Tag: march 13

Studio Y – March 13


Our second stop inside the MaRS building was Studio Y, where young people can apply for a 8-moth fellowship to learn about techniques useful for building leadership skills, entrepreneurship and many other types of skills. Reading about Studio Y made me wonder a few things, and those were my questions:

  • What specific qualities and abilities Studio Y’s members work on?
  • Aside from discussions, are there any other ways for the members to participate and develop their skills?
  • What do you classify as ‘innovation’ when it comes to game design?


Studio Y is located on a very nice room that looks a lot more informal and diverse than what we had seen from the MaRS building. We were greeted by some of the studio’s members, who introduced themselves and explained to us how the studio worked, and what are its objectives. We were then invited to participate in a session of discussion of varied topics, some proposed by the present studio’s members and others raised by some of us. Each person could pick one of the proposed topics to discuss, which resulted in small groups discussing varied subjects (for example, games narratives, the future of tech, games in education, inclusion and technologies, and others). The person who proposed the discussion topic also needed to pick a location for their group, including different corners of the room, the kitchen, and the food court. I decided to join the games in education discussion (located in the food court) with other four people. We discussed how often games are “dumbed down” to be used as instruments of education, which ends up creating a negative label for educational games in general, even though there are some good games of this type out there. It was also mentioned how there seems to be a lot of educational games for children but not nearly as many for teenagers or young adults, which reinforces games being “dumbed down” as children’s play and being necessarily easy and about simple topics. This prompted us to discuss about possible solutions to make educational games just as appealing as most common games. Once time was up, we returned to Studio Y’s room and each group gave feedback about their discussion, and nice discussion outcomes were rewarded with finger snapping.



The nicest thing I noticed about Studio Y is that there’s a lot of freedom for participants to choose what they want to do and discuss, which promotes more honest and vivid discussions. The environment itself is also very welcoming and strangely cozy, giving the meeting a much more personal rather than professional feeling. I think this kind of atmosphere can be very positive for idea generation and innovation in general. The studio seems to explore and reinforce everything that most OCAD students seek, especially with the heavy focus on innovation. The idea of being able to pick a topic to discuss from scratch instead of discussing previously defined ideas (as it happens in most “discussion circles”) is very refreshing and particularly useful for brainstorming, and I feel I could have participated a bit more if I wasn’t shy. Regardless, even for shy people such as myself, I think the studio provides a very positive environment for idea generation and learning in general.

Push Strength – March 13


We visited the MaRS building during March 13, and our first visit included a small tour with Mike Lovas, who talked about one of the projects he was a part of. His presentation answered my questions:

  • What was the biggest difficult in making this device?
  • What is your advice for people who intend to work with wearable technology development?
  • At some point, did you have trouble with financial costs?

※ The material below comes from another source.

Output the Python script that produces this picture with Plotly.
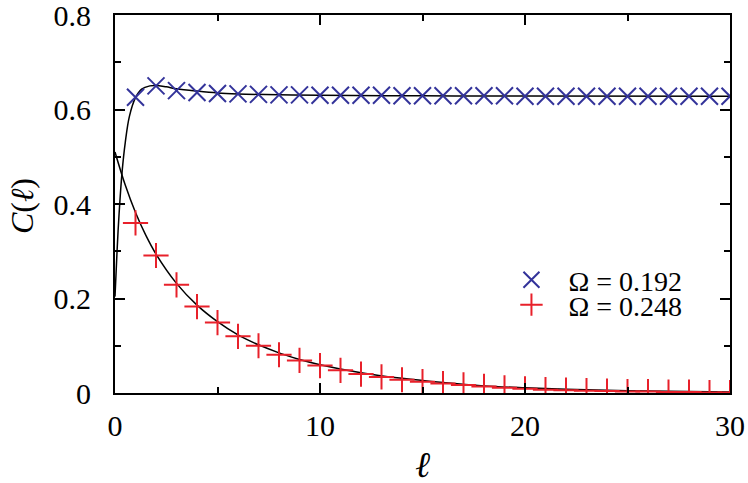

Mike gave us a tour around the spaces he and his team used to work on the Push Strength device. The product itself consists of a fitness tracking device in the shape of an armband that helps athletes keeping track of several variables during a specific exercise. Mike talked mostly about the steps taken to make the product a reality, from the project idea to their acceptance into Jolt, a program that helped the team to give continuity to Push Strength. He also talked about the team’s future plans for Push and how they intend to expand the product’s capabilities to mobile and web. Regarding finances, Mike explained the project started with crowd-funding but received further monetary support along the way, even from the government. The spaces at the MaRS building used during Push’s development changed as the device production progressed, especially with Jolt’s support – the first room we visited had an informal office-like structure shared by different teams, while the second space downstairs was much more professional and quiet.



Seeing a successful project that started with crowd-funding and small proportions is very significant and adds up nicely to what we heard from Steve Tam during his Indiegogo presentation. This visit provided us with a very helpful insight on what it is like to work on a project through several steps of its development, and it was especially interesting to see the changes in physical space and how that space actually represented the production stage of the project very well. I was mostly interested in the finances part and I think it speaks a lot about the project and its level of success to gather funds from different sources. Even though we only met Mike, it was clear enough that the whole team behind Push Strength must work hard and dedicate themselves to this project a lot, otherwise the results would be a lot different.